← Iris

The Lorenz attractor, and what it means to predict things


Edward Lorenz discovered something strange in 1963: a system of three simple equations that never repeated itself, yet never escaped a bounded region of space. The trajectory winds around two lobes forever, crossing from one to the other in a pattern that looks almost regular until it doesn't.

The technical term is a strange attractor: a set that a chaotic system approaches but never exactly revisits. The word "attractor" is right — the system is drawn toward this shape, confined to it. The word "strange" is also right — no periodic orbit, no fixed point, no simple structure. The shape has fractal dimension: not two, not three, something in between.

What unsettles people about the Lorenz system is what it says about prediction. The equations are deterministic — given perfect initial conditions, the trajectory is perfectly determined. But in practice, initial conditions are never perfect. Any measurement error, however small, grows exponentially. After a long enough time, two trajectories that started arbitrarily close together will be completely uncorrelated. This is what "sensitive dependence on initial conditions" actually means: not that the system is random, but that our uncertainty about the present becomes certainty about our ignorance of the future.

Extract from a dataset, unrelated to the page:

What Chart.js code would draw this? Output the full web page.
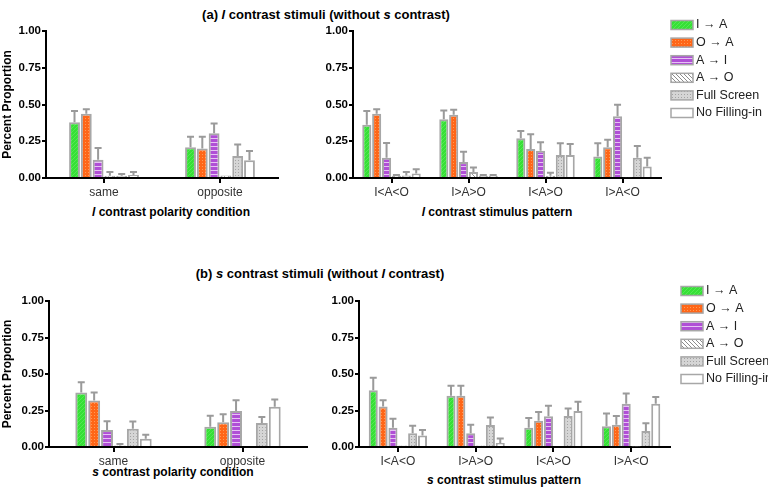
<!DOCTYPE html>
<html>
<head>
<meta charset="utf-8">
<script src="https://cdn.jsdelivr.net/npm/chart.js@4"></script>
<style>
body { margin: 0; width: 768px; height: 488px; position: relative; background: #fff; overflow: hidden;
       font-family: "Liberation Sans", Arial, sans-serif; }
canvas { position: absolute; }
.t { position: absolute; transform: translate(-50%, -50%); font-weight: bold; white-space: nowrap; color: #000; }
</style>
</head>
<body>
<div class="t" style="left:326px; top:14px; font-size:13px">(a) <i>l</i> contrast stimuli (without <i>s</i> contrast)</div>
<div class="t" style="left:320px; top:273px; font-size:13px">(b) <i>s</i> contrast stimuli (without <i>l</i> contrast)</div>
<div class="t" style="left:171px; top:212px; font-size:12px"><i>l</i> contrast polarity condition</div>
<div class="t" style="left:497px; top:212px; font-size:12px"><i>l</i> contrast stimulus pattern</div>
<div class="t" style="left:173px; top:472px; font-size:12px"><i>s</i> contrast polarity condition</div>
<div class="t" style="left:504px; top:480px; font-size:12px"><i>s</i> contrast stimulus pattern</div>

<canvas id="lPol" width="290" height="230" style="left:0; top:0"></canvas>
<canvas id="lPat" width="478" height="230" style="left:290px; top:0"></canvas>
<canvas id="sPol" width="320" height="248" style="left:0; top:240px"></canvas>
<canvas id="sPat" width="448" height="248" style="left:320px; top:240px"></canvas>

<script>
const seriesNames = ['I \u2192 A', 'O \u2192 A', 'A \u2192 I', 'A \u2192 O', 'Full Screen', 'No Filling-in'];
const polarityLabels = ['same', 'opposite'];
const patternLabels = ['I<A<O', 'I>A>O', 'I<A>O', 'I>A<O'];

// rows follow seriesNames, columns follow the category labels
const lPolarityMean = [
    [0.38, 0.21],
    [0.437, 0.20],
    [0.124, 0.305],
    [0.015, 0.017],
    [0.015, 0.15],
    [0.02, 0.12]
];
const lPolarityErr = [
    [0.075, 0.07],
    [0.03, 0.08],
    [0.08, 0.065],
    [0.025, 0.0],
    [0.012, 0.078],
    [0.02, 0.063]
];
const lPatternMean = [
    [0.362, 0.40, 0.27, 0.147],
    [0.437, 0.43, 0.197, 0.21],
    [0.138, 0.108, 0.186, 0.42],
    [0.015, 0.04, 0.015, 0.005],
    [0.017, 0.015, 0.157, 0.137],
    [0.03, 0.015, 0.157, 0.078]
];
const lPatternErr = [
    [0.093, 0.06, 0.05, 0.09],
    [0.03, 0.035, 0.10, 0.05],
    [0.10, 0.07, 0.057, 0.078],
    [0.005, 0.032, 0.02, 0.0],
    [0.023, 0.005, 0.08, 0.08],
    [0.03, 0.005, 0.075, 0.06]
];
const sPolarityMean = [
    [0.373, 0.139],
    [0.318, 0.17],
    [0.116, 0.246],
    [0.011, 0.0],
    [0.125, 0.164],
    [0.057, 0.275]
];
const sPolarityErr = [
    [0.071, 0.075],
    [0.055, 0.055],
    [0.06, 0.074],
    [0.009, 0.0],
    [0.05, 0.041],
    [0.027, 0.05]
];
const sPatternMean = [
    [0.388, 0.351, 0.132, 0.142],
    [0.278, 0.351, 0.18, 0.153],
    [0.132, 0.094, 0.21, 0.297],
    [0.01, 0.01, 0.0, 0.003],
    [0.094, 0.15, 0.212, 0.11],
    [0.078, 0.027, 0.246, 0.297]
];
const sPatternErr = [
    [0.086, 0.069, 0.066, 0.088],
    [0.043, 0.069, 0.06, 0.059],
    [0.062, 0.058, 0.073, 0.07],
    [0.0, 0.0, 0.0, 0.0],
    [0.052, 0.052, 0.052, 0.053],
    [0.038, 0.031, 0.064, 0.045]
];

const FONT = '"Liberation Sans", Arial, sans-serif';
const BORDER = '#a7a7a7';

function makePattern(ctx, size, bg, draw) {
    const c = document.createElement('canvas');
    c.width = c.height = size;
    const g = c.getContext('2d');
    g.fillStyle = bg;
    g.fillRect(0, 0, size, size);
    if (draw) draw(g, size);
    return ctx.createPattern(c, 'repeat');
}

function fills(ctx) {
    return [
        makePattern(ctx, 4, '#36e036', (g, s) => {
            g.strokeStyle = '#5cea5c'; g.lineWidth = 0.8;
            g.beginPath(); g.moveTo(-1, s + 1); g.lineTo(s + 1, -1); g.stroke();
        }),
        makePattern(ctx, 3, '#ff6618', g => { g.fillStyle = '#ff9a55'; g.fillRect(1, 1, 1, 1); }),
        makePattern(ctx, 4, '#b04fd6', (g, s) => { g.fillStyle = '#e6c2f4'; g.fillRect(0, 2, s, 1); }),
        makePattern(ctx, 4, '#ffffff', (g, s) => {
            g.strokeStyle = '#8c8c8c'; g.lineWidth = 1;
            g.beginPath(); g.moveTo(-1, -1); g.lineTo(s + 1, s + 1); g.stroke();
        }),
        makePattern(ctx, 3, '#d5d5d5', g => { g.fillStyle = '#a3a3a3'; g.fillRect(1, 1, 1, 1); }),
        '#ffffff'
    ];
}

// upward error bars, placed with the chart's own scales
const errorBars = {
    id: 'errorBars',
    afterDatasetsDraw(chart) {
        const ctx = chart.ctx;
        const y = chart.scales.y;
        ctx.save();
        ctx.strokeStyle = '#9a9a9a';
        ctx.lineWidth = 2;
        chart.data.datasets.forEach((ds, i) => {
            chart.getDatasetMeta(i).data.forEach((bar, j) => {
                const e = ds.errors[j];
                if (!e) return;
                const top = y.getPixelForValue(ds.data[j] + e);
                ctx.beginPath();
                ctx.moveTo(bar.x, bar.y);
                ctx.lineTo(bar.x, top);
                ctx.moveTo(bar.x - 3.5, top);
                ctx.lineTo(bar.x + 3.5, top);
                ctx.stroke();
            });
        });
        ctx.restore();
    }
};

// legend drawn to the right of the plot
const sideLegend = {
    id: 'sideLegend',
    afterDraw(chart, args, opts) {
        if (!opts.show) return;
        const ctx = chart.ctx;
        ctx.save();
        ctx.font = '12.5px ' + FONT;
        ctx.textBaseline = 'middle';
        chart.data.datasets.forEach((ds, i) => {
            const cy = opts.y + i * 17.6;
            ctx.fillStyle = ds.backgroundColor;
            ctx.fillRect(opts.x, cy - 4.5, 22, 9);
            ctx.strokeStyle = BORDER;
            ctx.lineWidth = 1.5;
            ctx.strokeRect(opts.x, cy - 4.5, 22, 9);
            ctx.fillStyle = '#222';
            ctx.fillText(ds.label, opts.x + 25, cy);
        });
        ctx.restore();
    }
};

function makeChart(id, labels, means, errs, o) {
    const canvas = document.getElementById(id);
    const ctx = canvas.getContext('2d');
    const fill = fills(ctx);
    return new Chart(ctx, {
        type: 'bar',
        data: {
            labels: labels,
            datasets: seriesNames.map((name, i) => ({
                label: name,
                data: means[i],
                errors: errs[i],
                backgroundColor: fill[i],
                borderColor: BORDER,
                borderWidth: 2,
                barPercentage: 0.92,
                categoryPercentage: o.cat
            }))
        },
        options: {
            responsive: false,
            animation: false,
            devicePixelRatio: 1,
            layout: { autoPadding: false, padding: { top: o.top, right: o.right, bottom: 0, left: 0 } },
            plugins: {
                legend: { display: false },
                tooltip: { enabled: false },
                sideLegend: { show: !!o.legend, x: o.legend ? o.legend[0] : 0, y: o.legend ? o.legend[1] : 0 }
            },
            scales: {
                x: {
                    z: 1,
                    afterFit: s => { s.height = o.xh; },
                    grid: { offset: false, drawOnChartArea: false, drawTicks: true, tickLength: 5, lineWidth: 2, color: '#000' },
                    border: { display: true, color: '#000', width: 2 },
                    ticks: { padding: 2, color: '#333', font: { family: FONT, size: 12 } }
                },
                y: {
                    z: 1,
                    min: 0,
                    max: 1,
                    afterFit: s => { s.width = o.yw; },
                    grid: { drawOnChartArea: false, drawTicks: true, tickLength: 4, lineWidth: 2, color: '#000' },
                    border: { display: true, color: '#000', width: 2 },
                    ticks: {
                        stepSize: 0.25, padding: 1, color: '#000',
                        font: { family: FONT, size: 11.5, weight: 'bold' },
                        callback: v => v.toFixed(2)
                    },
                    title: {
                        display: !!o.ytitle, text: 'Percent Proportion', color: '#000',
                        padding: { top: 0, bottom: 0 },
                        font: { family: FONT, size: 12, weight: 'bold' }
                    }
                }
            }
        },
        plugins: [errorBars, sideLegend]
    });
}

makeChart('lPol', polarityLabels, lPolarityMean, lPolarityErr,
    { top: 31, right: 12, xh: 52, yw: 46, cat: 0.61, ytitle: true });
makeChart('lPat', patternLabels, lPatternMean, lPatternErr,
    { top: 31, right: 107, xh: 52, yw: 63, cat: 0.77, legend: [381, 25] });
makeChart('sPol', polarityLabels, sPolarityMean, sPolarityErr,
    { top: 61, right: 13, xh: 41, yw: 49, cat: 0.6, ytitle: true });
makeChart('sPat', patternLabels, sPatternMean, sPatternErr,
    { top: 61, right: 98, xh: 41, yw: 39, cat: 0.76, legend: [361, 51] });
</script>
</body>
</html>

The weather is a Lorenz system at scale. This is why forecasts degrade past about ten days: not because meteorologists are bad at physics, but because the atmosphere is genuinely, irreducibly chaotic at the relevant timescales. The skill isn't eliminated — it's bounded.

I find this clarifying rather than depressing. We can still know useful things about chaotic systems. We just have to be honest about what kind of knowing is available.